* Start *

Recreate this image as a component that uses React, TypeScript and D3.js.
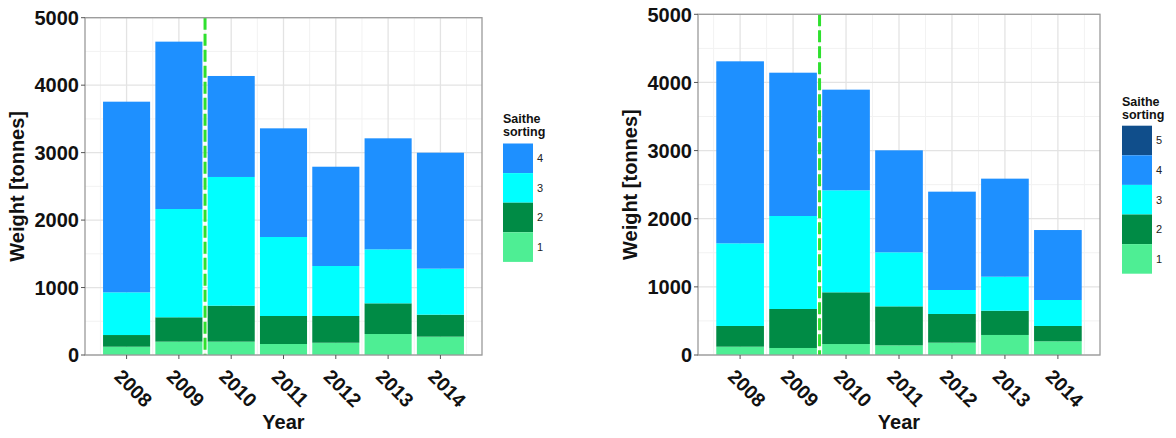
import React from "react";
import * as d3 from "d3";

const years = [2008, 2009, 2010, 2011, 2012, 2013, 2014];
const sortings = ["1", "2", "3", "4", "5"];

// left panel, tonnes per sorting class
const leftSort1 = [123, 198, 198, 163, 182, 311, 272];
const leftSort2 = [173, 361, 533, 415, 396, 455, 326];
const leftSort3 = [633, 1605, 1908, 1171, 741, 800, 682];
const leftSort4 = [2826, 2481, 1497, 1611, 1472, 1646, 1719];

// right panel
const rightSort1 = [122, 103, 161, 142, 181, 294, 201];
const rightSort2 = [304, 572, 759, 572, 421, 356, 225];
const rightSort3 = [1213, 1365, 1497, 793, 352, 499, 381];
const rightSort4 = [2671, 2103, 1477, 1497, 1443, 1439, 1027];
const rightSort5 = [0, 0, 0, 0, 0, 0, 0];

const yTicks = [0, 1000, 2000, 3000, 4000, 5000];
const cutYear = 2009.5;

const COLORS: Record<string, string> = {
  "1": "#4eee94",
  "2": "#008b45",
  "3": "#00ffff",
  "4": "#1e90ff",
  "5": "#104e8b",
};

const FONT = "'Liberation Sans', Arial, sans-serif";

interface PanelProps {
  left: number;
  right: number;
  top: number;
  bottom: number;
  series: number[][];
  keys: string[];
  legendX: number;
  legendTitleY: number;
  keysTop: number;
  yTitleX: number;
}

const Panel: React.FC<PanelProps> = (p) => {
  const x = d3.scaleLinear().domain([2007.205, 2014.795]).range([p.left, p.right]);
  const y = d3.scaleLinear().domain([0, 5000]).range([p.bottom, p.top]);
  const bw = x(2008.45) - x(2007.55);

  const rows = years.map((yr, i) => {
    const r: Record<string, number> = { year: yr };
    p.keys.forEach((k, j) => (r[k] = p.series[j][i]));
    return r;
  });
  const stacked = d3.stack<Record<string, number>>().keys(p.keys)(rows);

  const minorX = d3.range(2007.5, 2015, 1);
  const minorY = d3.range(500, 5000, 1000);
  const keyH = 29.6;
  const legendKeys = [...p.keys].reverse();
  const cx = (p.left + p.right) / 2;

  return (
    <g>
      {/* grid */}
      {minorX.map((v) => (
        <line key={"mx" + v} x1={x(v)} x2={x(v)} y1={p.top} y2={p.bottom} stroke="#f2f2f2" strokeWidth={1} />
      ))}
      {minorY.map((v) => (
        <line key={"my" + v} x1={p.left} x2={p.right} y1={y(v)} y2={y(v)} stroke="#f2f2f2" strokeWidth={1} />
      ))}
      {years.map((v) => (
        <line key={"gx" + v} x1={x(v)} x2={x(v)} y1={p.top} y2={p.bottom} stroke="#e3e3e3" strokeWidth={1.3} />
      ))}
      {yTicks.map((v) => (
        <line key={"gy" + v} x1={p.left} x2={p.right} y1={y(v)} y2={y(v)} stroke="#e3e3e3" strokeWidth={1.3} />
      ))}

      {/* bars */}
      {stacked.map((layer) => (
        <g key={layer.key} fill={COLORS[layer.key]}>
          {layer.map((d, i) =>
            d[1] - d[0] > 0 ? (
              <rect
                key={i}
                x={x(years[i]) - bw / 2}
                width={bw}
                y={y(d[1])}
                height={y(d[0]) - y(d[1])}
              />
            ) : null
          )}
        </g>
      ))}

      {/* cut line */}
      <line
        x1={x(cutYear)}
        x2={x(cutYear)}
        y1={p.top}
        y2={p.bottom}
        stroke="#2ee02e"
        strokeWidth={3}
        strokeDasharray="12,4"
      />

      <rect x={p.left} y={p.top} width={p.right - p.left} height={p.bottom - p.top} fill="none" stroke="#9a9a9a" strokeWidth={1.3} />

      {/* y axis */}
      {yTicks.map((v) => (
        <g key={"yt" + v}>
          <line x1={p.left - 4} x2={p.left} y1={y(v)} y2={y(v)} stroke="#555" strokeWidth={1} />
          <text x={p.left - 6} y={y(v)} dy="0.36em" textAnchor="end" fontSize={20} fontWeight="bold" fontFamily={FONT} fill="#111">
            {v}
          </text>
        </g>
      ))}
      <text
        transform={`translate(${p.yTitleX},${(p.top + p.bottom) / 2}) rotate(-90)`}
        textAnchor="middle"
        fontSize={20}
        fontWeight="bold"
        fontFamily={FONT}
        fill="#111"
      >
        Weight [tonnes]
      </text>

      {/* x axis */}
      {years.map((v) => (
        <g key={"xt" + v}>
          <line x1={x(v)} x2={x(v)} y1={p.bottom} y2={p.bottom + 4} stroke="#555" strokeWidth={1} />
          <text
            transform={`translate(${x(v) + 7},${p.bottom + 33}) rotate(45)`}
            textAnchor="middle"
            dy="0.36em"
            fontSize={19.5}
            fontWeight="bold"
            fontFamily={FONT}
            fill="#111"
          >
            {v}
          </text>
        </g>
      ))}
      <text x={cx} y={429} textAnchor="middle" fontSize={20} fontWeight="bold" fontFamily={FONT} fill="#111">
        Year
      </text>

      {/* legend */}
      <text x={p.legendX} y={p.legendTitleY} fontSize={12.5} fontWeight="bold" fontFamily={FONT} fill="#111">
        Saithe
      </text>
      <text x={p.legendX} y={p.legendTitleY + 13.5} fontSize={12.5} fontWeight="bold" fontFamily={FONT} fill="#111">
        sorting
      </text>
      {legendKeys.map((k, i) => (
        <g key={"lg" + k}>
          <rect x={p.legendX} y={p.keysTop + i * keyH} width={30} height={keyH} fill={COLORS[k]} />
          <text
            x={p.legendX + 34}
            y={p.keysTop + i * keyH + keyH / 2}
            dy="0.36em"
            fontSize={11}
            fontFamily={FONT}
            fill="#222"
          >
            {k}
          </text>
        </g>
      ))}
    </g>
  );
};

export default function App() {
  return (
    <svg
      width={1176}
      height={438}
      style={{ position: "absolute", left: 0, top: 0, background: "#fff" }}
    >
      <Panel
        left={85}
        right={482}
        top={17.7}
        bottom={355}
        series={[leftSort1, leftSort2, leftSort3, leftSort4]}
        keys={sortings.slice(0, 4)}
        legendX={503}
        legendTitleY={122.5}
        keysTop={143.5}
        yTitleX={24}
      />
      <Panel
        left={698}
        right={1100}
        top={14.3}
        bottom={355}
        series={[rightSort1, rightSort2, rightSort3, rightSort4, rightSort5]}
        keys={sortings}
        legendX={1122}
        legendTitleY={105.5}
        keysTop={125.7}
        yTitleX={637}
      />
    </svg>
  );
}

* End *

### Stated goal
Working from the material above, transcribe it exactly while omitting pictures.

### Output for this task
Recreate this image as a component that uses React, TypeScript and D3.js.
import React from "react";
import * as d3 from "d3";

const years = [2008, 2009, 2010, 2011, 2012, 2013, 2014];
const sortings = ["1", "2", "3", "4", "5"];

// left panel, tonnes per sorting class
const leftSort1 = [123, 198, 198, 163, 182, 311, 272];
const leftSort2 = [173, 361, 533, 415, 396, 455, 326];
const leftSort3 = [633, 1605, 1908, 1171, 741, 800, 682];
const leftSort4 = [2826, 2481, 1497, 1611, 1472, 1646, 1719];

// right panel
const rightSort1 = [122, 103, 161, 142, 181, 294, 201];
const rightSort2 = [304, 572, 759, 572, 421, 356, 225];
const rightSort3 = [1213, 1365, 1497, 793, 352, 499, 381];
const rightSort4 = [2671, 2103, 1477, 1497, 1443, 1439, 1027];
const rightSort5 = [0, 0, 0, 0, 0, 0, 0];

const yTicks = [0, 1000, 2000, 3000, 4000, 5000];
const cutYear = 2009.5;

const COLORS: Record<string, string> = {
  "1": "#4eee94",
  "2": "#008b45",
  "3": "#00ffff",
  "4": "#1e90ff",
  "5": "#104e8b",
};

const FONT = "'Liberation Sans', Arial, sans-serif";

interface PanelProps {
  left: number;
  right: number;
  top: number;
  bottom: number;
  series: number[][];
  keys: string[];
  legendX: number;
  legendTitleY: number;
  keysTop: number;
  yTitleX: number;
}

const Panel: React.FC<PanelProps> = (p) => {
  const x = d3.scaleLinear().domain([2007.205, 2014.795]).range([p.left, p.right]);
  const y = d3.scaleLinear().domain([0, 5000]).range([p.bottom, p.top]);
  const bw = x(2008.45) - x(2007.55);

  const rows = years.map((yr, i) => {
    const r: Record<string, number> = { year: yr };
    p.keys.forEach((k, j) => (r[k] = p.series[j][i]));
    return r;
  });
  const stacked = d3.stack<Record<string, number>>().keys(p.keys)(rows);

  const minorX = d3.range(2007.5, 2015, 1);
  const minorY = d3.range(500, 5000, 1000);
  const keyH = 29.6;
  const legendKeys = [...p.keys].reverse();
  const cx = (p.left + p.right) / 2;

  return (
    <g>
      {/* grid */}
      {minorX.map((v) => (
        <line key={"mx" + v} x1={x(v)} x2={x(v)} y1={p.top} y2={p.bottom} stroke="#f2f2f2" strokeWidth={1} />
      ))}
      {minorY.map((v) => (
        <line key={"my" + v} x1={p.left} x2={p.right} y1={y(v)} y2={y(v)} stroke="#f2f2f2" strokeWidth={1} />
      ))}
      {years.map((v) => (
        <line key={"gx" + v} x1={x(v)} x2={x(v)} y1={p.top} y2={p.bottom} stroke="#e3e3e3" strokeWidth={1.3} />
      ))}
      {yTicks.map((v) => (
        <line key={"gy" + v} x1={p.left} x2={p.right} y1={y(v)} y2={y(v)} stroke="#e3e3e3" strokeWidth={1.3} />
      ))}

      {/* bars */}
      {stacked.map((layer) => (
        <g key={layer.key} fill={COLORS[layer.key]}>
          {layer.map((d, i) =>
            d[1] - d[0] > 0 ? (
              <rect
                key={i}
                x={x(years[i]) - bw / 2}
                width={bw}
                y={y(d[1])}
                height={y(d[0]) - y(d[1])}
              />
            ) : null
          )}
        </g>
      ))}

      {/* cut line */}
      <line
        x1={x(cutYear)}
        x2={x(cutYear)}
        y1={p.top}
        y2={p.bottom}
        stroke="#2ee02e"
        strokeWidth={3}
        strokeDasharray="12,4"
      />

      <rect x={p.left} y={p.top} width={p.right - p.left} height={p.bottom - p.top} fill="none" stroke="#9a9a9a" strokeWidth={1.3} />

      {/* y axis */}
      {yTicks.map((v) => (
        <g key={"yt" + v}>
          <line x1={p.left - 4} x2={p.left} y1={y(v)} y2={y(v)} stroke="#555" strokeWidth={1} />
          <text x={p.left - 6} y={y(v)} dy="0.36em" textAnchor="end" fontSize={20} fontWeight="bold" fontFamily={FONT} fill="#111">
            {v}
          </text>
        </g>
      ))}
      <text
        transform={`translate(${p.yTitleX},${(p.top + p.bottom) / 2}) rotate(-90)`}
        textAnchor="middle"
        fontSize={20}
        fontWeight="bold"
        fontFamily={FONT}
        fill="#111"
      >
        Weight [tonnes]
      </text>

      {/* x axis */}
      {years.map((v) => (
        <g key={"xt" + v}>
          <line x1={x(v)} x2={x(v)} y1={p.bottom} y2={p.bottom + 4} stroke="#555" strokeWidth={1} />
          <text
            transform={`translate(${x(v) + 7},${p.bottom + 33}) rotate(45)`}
            textAnchor="middle"
            dy="0.36em"
            fontSize={19.5}
            fontWeight="bold"
            fontFamily={FONT}
            fill="#111"
          >
            {v}
          </text>
        </g>
      ))}
      <text x={cx} y={429} textAnchor="middle" fontSize={20} fontWeight="bold" fontFamily={FONT} fill="#111">
        Year
      </text>

      {/* legend */}
      <text x={p.legendX} y={p.legendTitleY} fontSize={12.5} fontWeight="bold" fontFamily={FONT} fill="#111">
        Saithe
      </text>
      <text x={p.legendX} y={p.legendTitleY + 13.5} fontSize={12.5} fontWeight="bold" fontFamily={FONT} fill="#111">
        sorting
      </text>
      {legendKeys.map((k, i) => (
        <g key={"lg" + k}>
          <rect x={p.legendX} y={p.keysTop + i * keyH} width={30} height={keyH} fill={COLORS[k]} />
          <text
            x={p.legendX + 34}
            y={p.keysTop + i * keyH + keyH / 2}
            dy="0.36em"
            fontSize={11}
            fontFamily={FONT}
            fill="#222"
          >
            {k}
          </text>
        </g>
      ))}
    </g>
  );
};

export default function App() {
  return (
    <svg
      width={1176}
      height={438}
      style={{ position: "absolute", left: 0, top: 0, background: "#fff" }}
    >
      <Panel
        left={85}
        right={482}
        top={17.7}
        bottom={355}
        series={[leftSort1, leftSort2, leftSort3, leftSort4]}
        keys={sortings.slice(0, 4)}
        legendX={503}
        legendTitleY={122.5}
        keysTop={143.5}
        yTitleX={24}
      />
      <Panel
        left={698}
        right={1100}
        top={14.3}
        bottom={355}
        series={[rightSort1, rightSort2, rightSort3, rightSort4, rightSort5]}
        keys={sortings}
        legendX={1122}
        legendTitleY={105.5}
        keysTop={125.7}
        yTitleX={637}
      />
    </svg>
  );
}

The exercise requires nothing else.